### The exercise
Take from the listing each line that has the string "this".

### Data to process
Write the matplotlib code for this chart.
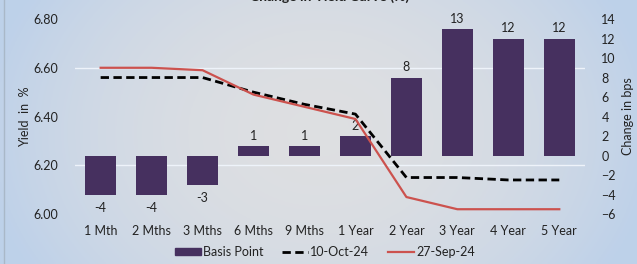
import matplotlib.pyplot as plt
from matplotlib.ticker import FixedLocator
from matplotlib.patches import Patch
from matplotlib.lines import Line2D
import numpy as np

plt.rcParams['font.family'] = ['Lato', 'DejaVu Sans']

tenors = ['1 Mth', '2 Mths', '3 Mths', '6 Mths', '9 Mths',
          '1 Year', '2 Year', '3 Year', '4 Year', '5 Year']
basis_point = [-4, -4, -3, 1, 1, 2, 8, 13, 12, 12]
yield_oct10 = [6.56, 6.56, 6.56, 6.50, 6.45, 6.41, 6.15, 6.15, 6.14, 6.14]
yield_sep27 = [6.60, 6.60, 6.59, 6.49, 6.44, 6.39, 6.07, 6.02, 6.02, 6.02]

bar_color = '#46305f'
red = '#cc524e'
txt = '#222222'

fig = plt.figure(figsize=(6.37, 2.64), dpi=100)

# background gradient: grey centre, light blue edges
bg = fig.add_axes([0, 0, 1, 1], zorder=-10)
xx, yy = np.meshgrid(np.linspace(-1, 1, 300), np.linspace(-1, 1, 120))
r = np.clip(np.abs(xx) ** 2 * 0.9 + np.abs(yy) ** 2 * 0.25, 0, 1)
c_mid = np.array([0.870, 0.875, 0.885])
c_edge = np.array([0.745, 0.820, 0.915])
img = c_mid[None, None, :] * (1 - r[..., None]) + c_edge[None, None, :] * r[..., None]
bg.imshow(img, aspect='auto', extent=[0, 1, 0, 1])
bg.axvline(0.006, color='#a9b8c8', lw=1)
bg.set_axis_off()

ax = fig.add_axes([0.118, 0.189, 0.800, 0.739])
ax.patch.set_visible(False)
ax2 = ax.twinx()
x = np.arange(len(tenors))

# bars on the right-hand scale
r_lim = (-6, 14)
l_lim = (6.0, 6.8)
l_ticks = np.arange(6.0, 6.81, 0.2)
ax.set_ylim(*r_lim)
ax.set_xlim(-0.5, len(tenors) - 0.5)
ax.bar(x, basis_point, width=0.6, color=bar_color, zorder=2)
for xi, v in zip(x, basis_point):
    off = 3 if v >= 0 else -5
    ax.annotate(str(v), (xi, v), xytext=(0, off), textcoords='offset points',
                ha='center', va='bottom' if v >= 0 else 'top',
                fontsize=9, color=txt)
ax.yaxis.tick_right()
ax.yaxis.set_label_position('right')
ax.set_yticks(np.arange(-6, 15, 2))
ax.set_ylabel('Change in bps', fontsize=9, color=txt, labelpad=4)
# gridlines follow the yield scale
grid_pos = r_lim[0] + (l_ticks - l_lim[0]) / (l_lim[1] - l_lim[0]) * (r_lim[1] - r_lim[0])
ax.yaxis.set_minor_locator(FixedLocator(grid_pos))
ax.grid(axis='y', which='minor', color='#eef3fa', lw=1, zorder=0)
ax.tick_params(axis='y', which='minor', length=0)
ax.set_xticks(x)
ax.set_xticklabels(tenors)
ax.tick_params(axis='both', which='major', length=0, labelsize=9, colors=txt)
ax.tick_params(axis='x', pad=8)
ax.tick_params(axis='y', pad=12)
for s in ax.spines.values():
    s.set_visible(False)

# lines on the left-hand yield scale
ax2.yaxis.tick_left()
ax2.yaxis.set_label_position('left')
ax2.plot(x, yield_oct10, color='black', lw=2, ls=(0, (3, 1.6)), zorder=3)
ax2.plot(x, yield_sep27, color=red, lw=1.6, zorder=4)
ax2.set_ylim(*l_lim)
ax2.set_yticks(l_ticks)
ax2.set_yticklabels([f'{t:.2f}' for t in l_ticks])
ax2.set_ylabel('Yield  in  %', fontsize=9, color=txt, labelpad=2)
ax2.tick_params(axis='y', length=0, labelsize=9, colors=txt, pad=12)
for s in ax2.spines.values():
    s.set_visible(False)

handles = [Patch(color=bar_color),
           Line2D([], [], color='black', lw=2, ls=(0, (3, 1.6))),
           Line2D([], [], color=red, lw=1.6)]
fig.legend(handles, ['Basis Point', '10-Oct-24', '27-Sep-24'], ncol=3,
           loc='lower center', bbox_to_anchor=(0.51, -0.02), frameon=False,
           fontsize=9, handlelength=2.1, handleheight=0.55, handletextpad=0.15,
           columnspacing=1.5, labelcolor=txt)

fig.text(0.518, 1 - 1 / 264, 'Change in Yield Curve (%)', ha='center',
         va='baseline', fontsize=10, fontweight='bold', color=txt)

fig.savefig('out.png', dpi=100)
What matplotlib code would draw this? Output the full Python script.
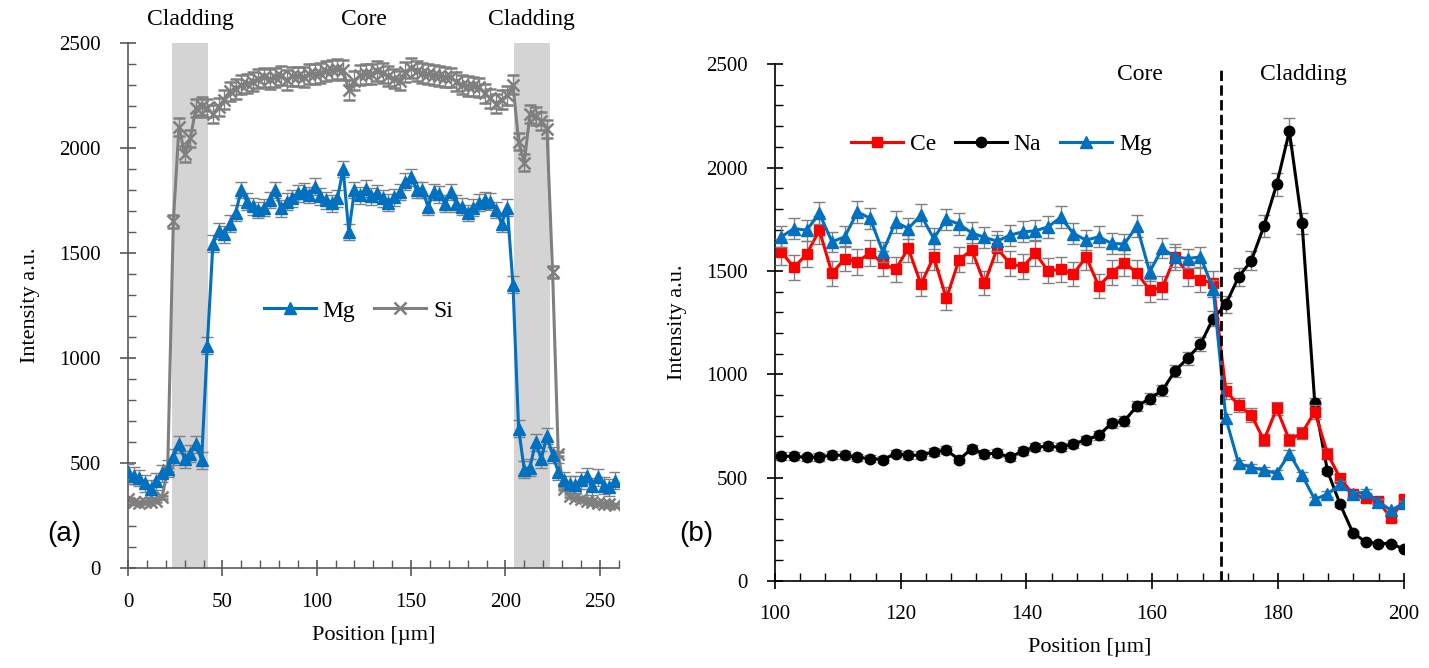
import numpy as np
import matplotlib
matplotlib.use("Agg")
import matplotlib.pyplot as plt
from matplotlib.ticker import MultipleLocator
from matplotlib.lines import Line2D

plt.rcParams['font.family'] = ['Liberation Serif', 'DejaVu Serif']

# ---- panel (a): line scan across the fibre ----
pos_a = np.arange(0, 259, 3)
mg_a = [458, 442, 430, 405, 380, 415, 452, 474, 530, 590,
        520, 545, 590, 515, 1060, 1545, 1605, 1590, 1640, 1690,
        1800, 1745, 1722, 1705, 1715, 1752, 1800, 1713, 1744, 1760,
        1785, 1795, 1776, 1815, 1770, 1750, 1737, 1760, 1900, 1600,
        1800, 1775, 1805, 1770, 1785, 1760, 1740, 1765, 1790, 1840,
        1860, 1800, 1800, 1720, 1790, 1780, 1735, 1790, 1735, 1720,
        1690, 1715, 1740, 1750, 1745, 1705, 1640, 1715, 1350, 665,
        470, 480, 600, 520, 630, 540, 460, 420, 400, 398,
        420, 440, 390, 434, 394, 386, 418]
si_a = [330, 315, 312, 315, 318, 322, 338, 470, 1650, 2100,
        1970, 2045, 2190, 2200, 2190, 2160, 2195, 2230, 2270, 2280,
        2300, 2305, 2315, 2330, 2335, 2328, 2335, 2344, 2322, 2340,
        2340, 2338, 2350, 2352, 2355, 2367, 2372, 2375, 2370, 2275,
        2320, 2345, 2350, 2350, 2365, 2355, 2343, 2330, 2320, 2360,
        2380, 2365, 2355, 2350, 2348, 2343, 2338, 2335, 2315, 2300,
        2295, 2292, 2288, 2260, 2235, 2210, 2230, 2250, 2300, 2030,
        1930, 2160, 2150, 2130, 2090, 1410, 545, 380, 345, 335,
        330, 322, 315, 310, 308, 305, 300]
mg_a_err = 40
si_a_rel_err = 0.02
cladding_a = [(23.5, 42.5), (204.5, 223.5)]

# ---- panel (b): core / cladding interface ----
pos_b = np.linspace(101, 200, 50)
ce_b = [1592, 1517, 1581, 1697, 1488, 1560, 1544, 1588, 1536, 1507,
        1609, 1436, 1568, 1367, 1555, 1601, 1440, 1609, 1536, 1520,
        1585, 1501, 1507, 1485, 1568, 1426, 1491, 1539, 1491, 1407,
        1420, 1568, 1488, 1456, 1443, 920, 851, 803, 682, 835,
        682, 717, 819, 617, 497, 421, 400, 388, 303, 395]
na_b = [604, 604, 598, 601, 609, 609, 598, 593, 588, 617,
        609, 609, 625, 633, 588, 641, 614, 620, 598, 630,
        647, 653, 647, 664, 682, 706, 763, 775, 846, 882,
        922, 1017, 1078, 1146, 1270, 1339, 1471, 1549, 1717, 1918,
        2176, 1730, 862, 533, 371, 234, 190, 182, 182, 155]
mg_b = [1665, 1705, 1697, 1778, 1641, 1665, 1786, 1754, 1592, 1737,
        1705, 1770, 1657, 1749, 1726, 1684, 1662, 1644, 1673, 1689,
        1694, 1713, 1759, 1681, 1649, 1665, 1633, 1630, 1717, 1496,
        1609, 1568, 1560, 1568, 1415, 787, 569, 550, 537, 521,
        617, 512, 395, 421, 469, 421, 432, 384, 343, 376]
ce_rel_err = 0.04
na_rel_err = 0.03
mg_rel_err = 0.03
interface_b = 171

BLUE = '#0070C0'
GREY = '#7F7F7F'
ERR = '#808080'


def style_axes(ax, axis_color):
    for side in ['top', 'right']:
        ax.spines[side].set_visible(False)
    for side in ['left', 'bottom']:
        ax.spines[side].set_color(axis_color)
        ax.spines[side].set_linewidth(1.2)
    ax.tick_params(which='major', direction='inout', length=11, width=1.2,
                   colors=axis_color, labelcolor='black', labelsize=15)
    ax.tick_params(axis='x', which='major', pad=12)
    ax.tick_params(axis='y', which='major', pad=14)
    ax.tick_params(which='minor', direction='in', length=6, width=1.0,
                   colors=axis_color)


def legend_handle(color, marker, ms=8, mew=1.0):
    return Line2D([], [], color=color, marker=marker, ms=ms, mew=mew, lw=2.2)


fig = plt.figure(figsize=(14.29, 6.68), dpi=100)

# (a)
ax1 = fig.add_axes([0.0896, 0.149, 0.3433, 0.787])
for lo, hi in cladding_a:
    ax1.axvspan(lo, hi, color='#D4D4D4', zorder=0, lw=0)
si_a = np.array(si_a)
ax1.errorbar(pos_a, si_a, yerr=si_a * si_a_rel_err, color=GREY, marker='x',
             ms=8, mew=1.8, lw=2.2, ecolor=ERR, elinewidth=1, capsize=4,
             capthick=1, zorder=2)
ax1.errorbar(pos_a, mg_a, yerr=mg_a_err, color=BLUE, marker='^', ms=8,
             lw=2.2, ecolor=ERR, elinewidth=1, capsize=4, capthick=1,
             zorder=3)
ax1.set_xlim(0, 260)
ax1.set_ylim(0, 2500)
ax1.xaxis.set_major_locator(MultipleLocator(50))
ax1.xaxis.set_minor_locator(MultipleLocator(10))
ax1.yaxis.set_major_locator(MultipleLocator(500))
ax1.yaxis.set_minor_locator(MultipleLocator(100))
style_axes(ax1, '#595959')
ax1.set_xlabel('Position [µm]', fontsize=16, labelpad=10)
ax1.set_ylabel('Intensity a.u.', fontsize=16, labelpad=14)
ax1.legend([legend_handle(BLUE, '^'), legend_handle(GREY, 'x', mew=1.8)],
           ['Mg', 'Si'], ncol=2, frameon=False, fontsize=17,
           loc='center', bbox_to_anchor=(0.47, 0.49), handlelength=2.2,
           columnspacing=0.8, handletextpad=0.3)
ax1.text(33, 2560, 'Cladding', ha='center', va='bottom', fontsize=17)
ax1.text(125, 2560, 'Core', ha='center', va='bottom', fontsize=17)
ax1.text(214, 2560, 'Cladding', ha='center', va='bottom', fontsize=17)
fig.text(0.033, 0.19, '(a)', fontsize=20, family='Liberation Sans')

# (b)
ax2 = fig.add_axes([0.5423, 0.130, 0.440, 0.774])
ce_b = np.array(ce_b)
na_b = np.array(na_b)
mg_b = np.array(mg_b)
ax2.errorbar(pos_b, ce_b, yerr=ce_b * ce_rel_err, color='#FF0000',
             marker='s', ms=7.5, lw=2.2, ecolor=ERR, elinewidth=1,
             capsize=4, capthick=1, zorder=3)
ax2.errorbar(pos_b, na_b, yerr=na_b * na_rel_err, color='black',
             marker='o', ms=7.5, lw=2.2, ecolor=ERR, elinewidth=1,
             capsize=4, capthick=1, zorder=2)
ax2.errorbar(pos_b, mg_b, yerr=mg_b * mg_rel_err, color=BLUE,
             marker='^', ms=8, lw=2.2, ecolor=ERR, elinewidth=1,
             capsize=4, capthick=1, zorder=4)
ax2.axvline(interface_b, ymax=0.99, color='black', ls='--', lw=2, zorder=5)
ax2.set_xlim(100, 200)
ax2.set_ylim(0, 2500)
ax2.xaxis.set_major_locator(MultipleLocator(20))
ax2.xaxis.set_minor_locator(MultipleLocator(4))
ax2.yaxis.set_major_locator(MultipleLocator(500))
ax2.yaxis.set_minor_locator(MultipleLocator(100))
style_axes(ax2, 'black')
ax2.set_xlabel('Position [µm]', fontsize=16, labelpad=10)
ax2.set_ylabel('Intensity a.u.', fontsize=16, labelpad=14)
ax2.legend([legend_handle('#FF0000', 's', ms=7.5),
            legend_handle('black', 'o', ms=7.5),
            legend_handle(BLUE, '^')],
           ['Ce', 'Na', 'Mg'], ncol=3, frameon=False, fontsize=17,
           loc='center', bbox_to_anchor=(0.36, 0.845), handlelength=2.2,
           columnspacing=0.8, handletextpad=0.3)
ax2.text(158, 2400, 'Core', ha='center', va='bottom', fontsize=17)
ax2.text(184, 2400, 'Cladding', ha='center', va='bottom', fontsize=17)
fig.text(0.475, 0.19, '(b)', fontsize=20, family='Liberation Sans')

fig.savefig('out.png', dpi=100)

--

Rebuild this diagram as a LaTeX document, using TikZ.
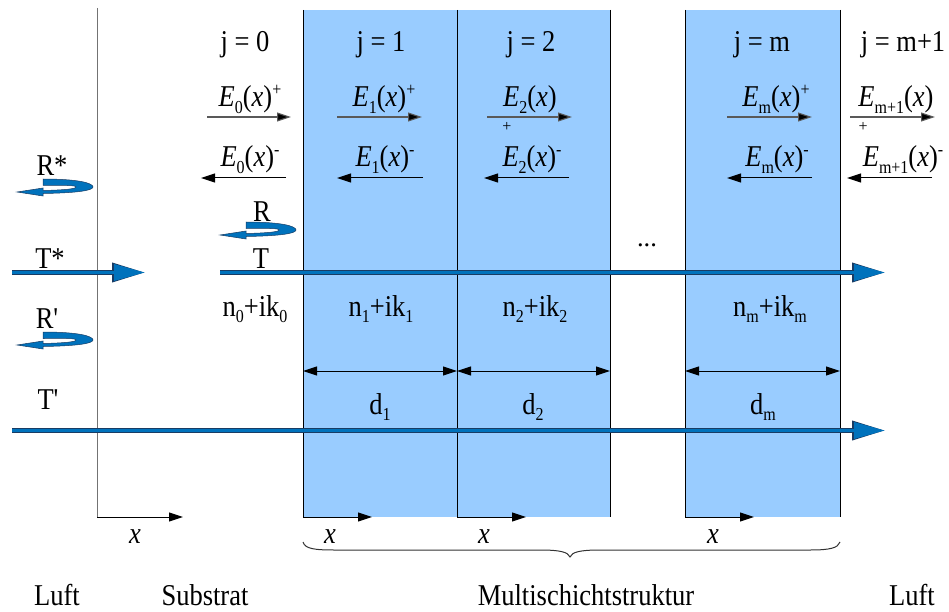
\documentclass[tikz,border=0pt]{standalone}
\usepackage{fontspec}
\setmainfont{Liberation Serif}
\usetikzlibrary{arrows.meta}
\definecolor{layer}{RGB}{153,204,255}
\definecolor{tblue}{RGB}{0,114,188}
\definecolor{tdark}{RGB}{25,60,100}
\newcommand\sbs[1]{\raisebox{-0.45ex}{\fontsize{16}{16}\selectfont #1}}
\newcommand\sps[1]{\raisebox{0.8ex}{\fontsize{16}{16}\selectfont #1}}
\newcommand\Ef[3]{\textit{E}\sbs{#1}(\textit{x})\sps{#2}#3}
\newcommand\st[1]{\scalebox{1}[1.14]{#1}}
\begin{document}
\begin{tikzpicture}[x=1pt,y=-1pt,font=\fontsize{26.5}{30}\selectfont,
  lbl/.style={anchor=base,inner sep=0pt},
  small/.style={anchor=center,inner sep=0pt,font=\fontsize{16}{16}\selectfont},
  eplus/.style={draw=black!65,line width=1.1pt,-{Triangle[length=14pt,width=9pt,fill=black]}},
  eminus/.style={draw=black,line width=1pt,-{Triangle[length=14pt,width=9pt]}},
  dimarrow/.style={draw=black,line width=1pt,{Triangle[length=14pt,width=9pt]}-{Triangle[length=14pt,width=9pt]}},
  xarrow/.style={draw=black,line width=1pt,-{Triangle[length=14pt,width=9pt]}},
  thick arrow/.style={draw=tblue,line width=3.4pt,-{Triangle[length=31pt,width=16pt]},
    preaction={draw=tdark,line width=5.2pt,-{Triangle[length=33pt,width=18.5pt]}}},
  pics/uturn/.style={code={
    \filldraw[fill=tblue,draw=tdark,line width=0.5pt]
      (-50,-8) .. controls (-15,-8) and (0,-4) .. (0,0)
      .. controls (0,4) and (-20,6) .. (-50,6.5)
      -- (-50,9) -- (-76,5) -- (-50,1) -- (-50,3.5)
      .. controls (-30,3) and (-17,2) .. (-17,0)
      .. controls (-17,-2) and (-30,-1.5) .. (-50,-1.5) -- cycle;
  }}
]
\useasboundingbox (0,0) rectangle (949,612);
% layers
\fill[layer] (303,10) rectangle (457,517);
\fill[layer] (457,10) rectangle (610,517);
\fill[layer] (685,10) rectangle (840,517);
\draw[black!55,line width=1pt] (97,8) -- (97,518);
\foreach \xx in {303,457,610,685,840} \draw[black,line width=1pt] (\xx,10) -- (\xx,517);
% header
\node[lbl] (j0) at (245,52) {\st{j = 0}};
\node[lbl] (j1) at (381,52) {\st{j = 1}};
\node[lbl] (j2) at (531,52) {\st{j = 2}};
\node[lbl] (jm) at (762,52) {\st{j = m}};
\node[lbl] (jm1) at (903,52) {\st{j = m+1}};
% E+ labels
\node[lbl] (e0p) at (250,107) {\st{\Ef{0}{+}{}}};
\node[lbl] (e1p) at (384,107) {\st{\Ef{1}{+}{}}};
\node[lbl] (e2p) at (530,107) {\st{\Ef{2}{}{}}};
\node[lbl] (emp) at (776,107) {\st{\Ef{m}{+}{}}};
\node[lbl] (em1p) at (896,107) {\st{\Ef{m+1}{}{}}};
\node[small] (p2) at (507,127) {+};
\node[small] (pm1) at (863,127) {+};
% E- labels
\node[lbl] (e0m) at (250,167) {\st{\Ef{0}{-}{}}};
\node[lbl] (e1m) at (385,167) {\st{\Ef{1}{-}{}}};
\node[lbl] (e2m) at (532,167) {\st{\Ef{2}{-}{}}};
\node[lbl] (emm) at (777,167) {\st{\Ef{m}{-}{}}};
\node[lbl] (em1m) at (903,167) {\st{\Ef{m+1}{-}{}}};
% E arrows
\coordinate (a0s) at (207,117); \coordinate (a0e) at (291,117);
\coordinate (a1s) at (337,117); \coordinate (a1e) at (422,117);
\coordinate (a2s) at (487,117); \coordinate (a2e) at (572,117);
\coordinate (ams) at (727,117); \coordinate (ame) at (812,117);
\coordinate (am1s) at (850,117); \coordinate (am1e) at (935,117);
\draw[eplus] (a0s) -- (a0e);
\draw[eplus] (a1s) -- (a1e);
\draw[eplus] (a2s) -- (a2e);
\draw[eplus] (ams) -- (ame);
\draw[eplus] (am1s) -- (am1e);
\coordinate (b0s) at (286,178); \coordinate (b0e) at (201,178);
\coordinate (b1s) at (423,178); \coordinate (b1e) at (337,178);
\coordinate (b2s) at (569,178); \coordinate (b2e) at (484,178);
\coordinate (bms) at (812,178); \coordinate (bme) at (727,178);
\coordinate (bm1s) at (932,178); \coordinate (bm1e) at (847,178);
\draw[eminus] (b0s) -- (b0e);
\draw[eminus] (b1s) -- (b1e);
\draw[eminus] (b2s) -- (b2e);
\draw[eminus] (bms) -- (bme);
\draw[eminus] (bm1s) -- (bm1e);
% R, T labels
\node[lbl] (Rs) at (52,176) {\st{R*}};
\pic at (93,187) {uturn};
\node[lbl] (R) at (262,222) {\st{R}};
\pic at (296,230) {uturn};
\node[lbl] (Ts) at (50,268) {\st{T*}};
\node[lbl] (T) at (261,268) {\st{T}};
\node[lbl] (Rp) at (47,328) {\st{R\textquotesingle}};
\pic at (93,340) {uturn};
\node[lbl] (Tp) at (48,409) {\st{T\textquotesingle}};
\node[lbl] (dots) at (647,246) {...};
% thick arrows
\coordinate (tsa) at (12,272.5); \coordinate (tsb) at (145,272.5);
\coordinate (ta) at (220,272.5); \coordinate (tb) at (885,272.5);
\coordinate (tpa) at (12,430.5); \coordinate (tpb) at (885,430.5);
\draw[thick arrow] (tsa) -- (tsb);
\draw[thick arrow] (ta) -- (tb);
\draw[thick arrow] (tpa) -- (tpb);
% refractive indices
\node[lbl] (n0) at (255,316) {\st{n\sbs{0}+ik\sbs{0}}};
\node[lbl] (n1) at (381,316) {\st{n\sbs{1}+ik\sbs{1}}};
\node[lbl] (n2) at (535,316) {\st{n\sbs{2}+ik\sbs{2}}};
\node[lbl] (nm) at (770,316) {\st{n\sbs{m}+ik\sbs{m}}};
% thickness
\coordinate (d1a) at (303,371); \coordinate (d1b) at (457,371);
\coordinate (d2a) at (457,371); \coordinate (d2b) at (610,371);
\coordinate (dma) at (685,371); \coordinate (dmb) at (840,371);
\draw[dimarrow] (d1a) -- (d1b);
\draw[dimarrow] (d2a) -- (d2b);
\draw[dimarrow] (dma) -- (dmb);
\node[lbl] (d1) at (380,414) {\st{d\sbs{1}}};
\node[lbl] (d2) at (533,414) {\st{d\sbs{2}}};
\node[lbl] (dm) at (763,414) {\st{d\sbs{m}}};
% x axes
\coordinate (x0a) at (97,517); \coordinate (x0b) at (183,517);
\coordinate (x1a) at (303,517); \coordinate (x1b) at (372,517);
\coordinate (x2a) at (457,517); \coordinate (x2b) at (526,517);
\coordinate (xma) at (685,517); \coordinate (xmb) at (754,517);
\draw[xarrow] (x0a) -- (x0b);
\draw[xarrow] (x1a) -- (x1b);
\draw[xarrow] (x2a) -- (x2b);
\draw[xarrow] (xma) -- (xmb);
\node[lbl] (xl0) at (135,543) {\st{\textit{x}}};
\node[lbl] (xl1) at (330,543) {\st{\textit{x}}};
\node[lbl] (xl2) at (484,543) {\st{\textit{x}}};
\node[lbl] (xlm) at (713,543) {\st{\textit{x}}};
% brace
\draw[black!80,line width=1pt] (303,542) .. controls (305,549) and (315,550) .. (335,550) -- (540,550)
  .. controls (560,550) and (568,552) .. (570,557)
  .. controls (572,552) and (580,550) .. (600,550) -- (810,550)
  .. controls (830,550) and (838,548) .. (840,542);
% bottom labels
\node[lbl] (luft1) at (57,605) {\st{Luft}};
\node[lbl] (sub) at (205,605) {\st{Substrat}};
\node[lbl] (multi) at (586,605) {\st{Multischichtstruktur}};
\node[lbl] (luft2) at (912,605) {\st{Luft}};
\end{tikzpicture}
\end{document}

### Completed task
Write the matplotlib code for this chart.
What matplotlib code would draw this? Output the full Python script.
Rebuild this diagram as a LaTeX document, using TikZ.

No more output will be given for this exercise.